Repeat the listing word for word. No pictures belong in the copy.

** START OF Data section **

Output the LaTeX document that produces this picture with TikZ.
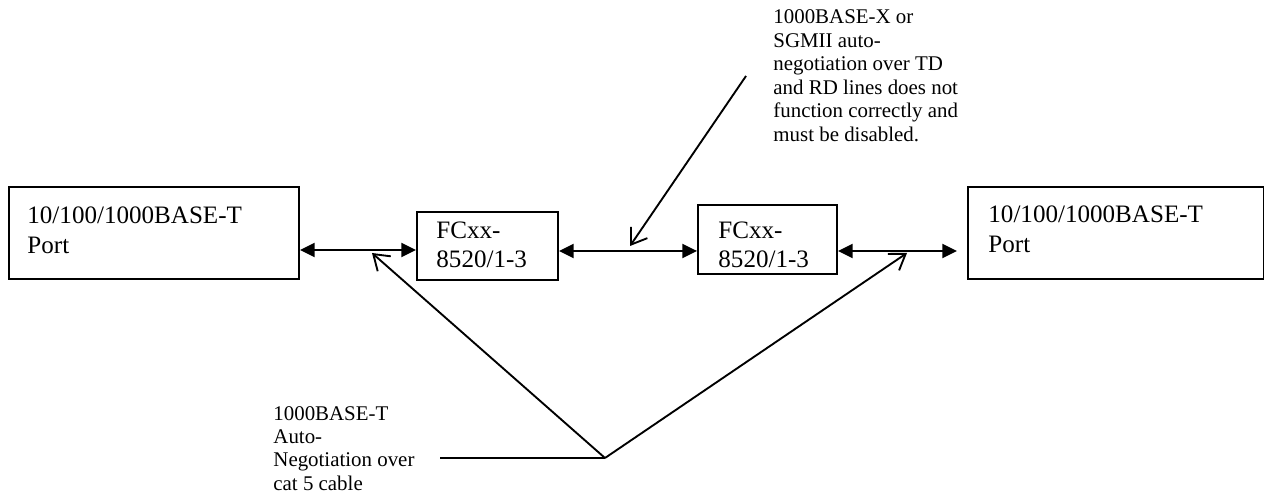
\documentclass[tikz,border=0pt]{standalone}
\usepackage{fontspec}
\setmainfont{Liberation Serif}
\usetikzlibrary{arrows.meta,fit}
\begin{document}
\begin{tikzpicture}[x=0.4785pt,y=-0.4785pt,
  boxnode/.style={draw,line width=0.9pt,inner sep=0pt},
  bigtxt/.style={inner sep=0pt,anchor=base west,font=\fontsize{12}{14.1}\selectfont},
  smalltxt/.style={inner sep=0pt,anchor=base west,font=\fontsize{10}{11.24}\selectfont},
  dbl/.style={line width=0.9pt,{Triangle[length=7pt,width=6.7pt]}-{Triangle[length=7pt,width=6.7pt]}},
  callout/.style={line width=0.9pt,-{Straight Barb[length=7pt,width=9.5pt,line width=0.9pt]}},
  plainline/.style={line width=0.9pt}]
\useasboundingbox (0,0) rectangle (1265,492);
% boxes
\node[boxnode,fit={(9,187)(299,279)}] (lbox) {};
\node[boxnode,fit={(417,212)(558,280)}] (fc1) {};
\node[boxnode,fit={(698,205)(837,274)}] (fc2) {};
\node[boxnode,fit={(968,187)(1263.5,279)}] (rbox) {};
% box texts
\node[bigtxt] (lboxt) at (27,224) {\begin{tabular}[t]{@{}l@{}}10/100/1000BASE-T\\Port\end{tabular}};
\node[bigtxt] (fc1t) at (436,238.5) {\begin{tabular}[t]{@{}l@{}}FCxx-\\8520/1-3\end{tabular}};
\node[bigtxt] (fc2t) at (718,238.5) {\begin{tabular}[t]{@{}l@{}}FCxx-\\8520/1-3\end{tabular}};
\node[bigtxt] (rboxt) at (988,223) {\begin{tabular}[t]{@{}l@{}}10/100/1000BASE-T\\Port\end{tabular}};
% annotation texts
\node[smalltxt] (topnote) at (773,24) {\begin{tabular}[t]{@{}l@{}}1000BASE-X or\\SGMII auto-\\negotiation over TD\\and RD lines does not\\function correctly and\\must be disabled.\end{tabular}};
\node[smalltxt] (botnote) at (273,420) {\begin{tabular}[t]{@{}l@{}}1000BASE-T\\Auto-\\Negotiation over\\cat 5 cable\end{tabular}};
% link levels
\coordinate (la) at (0,250);
\coordinate (lb) at (0,251);
\coordinate (lc) at (0,251);
\draw[dbl] (lbox.east |- la) -- (fc1.west |- la);
\draw[dbl] (fc1.east |- lb) -- (fc2.west |- lb);
\draw[dbl] (fc2.east |- lc) -- (957,251) coordinate (rend);
% callouts
\coordinate (ts) at (746,76);
\coordinate (tt) at (630,246);
\draw[callout] (ts) -- (tt);
\coordinate (hs) at (440,458);
\coordinate (v) at (605,458);
\coordinate (lt) at (372,253);
\coordinate (rt) at (907,253);
\draw[plainline] (hs) -- (v);
\draw[callout] (v) -- (lt);
\draw[callout] (v) -- (rt);
\end{tikzpicture}
\end{document}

** END OF Data section **

» Result of the task:
Output the LaTeX document that produces this picture with TikZ.
\documentclass[tikz,border=0pt]{standalone}
\usepackage{fontspec}
\setmainfont{Liberation Serif}
\usetikzlibrary{arrows.meta,fit}
\begin{document}
\begin{tikzpicture}[x=0.4785pt,y=-0.4785pt,
  boxnode/.style={draw,line width=0.9pt,inner sep=0pt},
  bigtxt/.style={inner sep=0pt,anchor=base west,font=\fontsize{12}{14.1}\selectfont},
  smalltxt/.style={inner sep=0pt,anchor=base west,font=\fontsize{10}{11.24}\selectfont},
  dbl/.style={line width=0.9pt,{Triangle[length=7pt,width=6.7pt]}-{Triangle[length=7pt,width=6.7pt]}},
  callout/.style={line width=0.9pt,-{Straight Barb[length=7pt,width=9.5pt,line width=0.9pt]}},
  plainline/.style={line width=0.9pt}]
\useasboundingbox (0,0) rectangle (1265,492);
% boxes
\node[boxnode,fit={(9,187)(299,279)}] (lbox) {};
\node[boxnode,fit={(417,212)(558,280)}] (fc1) {};
\node[boxnode,fit={(698,205)(837,274)}] (fc2) {};
\node[boxnode,fit={(968,187)(1263.5,279)}] (rbox) {};
% box texts
\node[bigtxt] (lboxt) at (27,224) {\begin{tabular}[t]{@{}l@{}}10/100/1000BASE-T\\Port\end{tabular}};
\node[bigtxt] (fc1t) at (436,238.5) {\begin{tabular}[t]{@{}l@{}}FCxx-\\8520/1-3\end{tabular}};
\node[bigtxt] (fc2t) at (718,238.5) {\begin{tabular}[t]{@{}l@{}}FCxx-\\8520/1-3\end{tabular}};
\node[bigtxt] (rboxt) at (988,223) {\begin{tabular}[t]{@{}l@{}}10/100/1000BASE-T\\Port\end{tabular}};
% annotation texts
\node[smalltxt] (topnote) at (773,24) {\begin{tabular}[t]{@{}l@{}}1000BASE-X or\\SGMII auto-\\negotiation over TD\\and RD lines does not\\function correctly and\\must be disabled.\end{tabular}};
\node[smalltxt] (botnote) at (273,420) {\begin{tabular}[t]{@{}l@{}}1000BASE-T\\Auto-\\Negotiation over\\cat 5 cable\end{tabular}};
% link levels
\coordinate (la) at (0,250);
\coordinate (lb) at (0,251);
\coordinate (lc) at (0,251);
\draw[dbl] (lbox.east |- la) -- (fc1.west |- la);
\draw[dbl] (fc1.east |- lb) -- (fc2.west |- lb);
\draw[dbl] (fc2.east |- lc) -- (957,251) coordinate (rend);
% callouts
\coordinate (ts) at (746,76);
\coordinate (tt) at (630,246);
\draw[callout] (ts) -- (tt);
\coordinate (hs) at (440,458);
\coordinate (v) at (605,458);
\coordinate (lt) at (372,253);
\coordinate (rt) at (907,253);
\draw[plainline] (hs) -- (v);
\draw[callout] (v) -- (lt);
\draw[callout] (v) -- (rt);
\end{tikzpicture}
\end{document}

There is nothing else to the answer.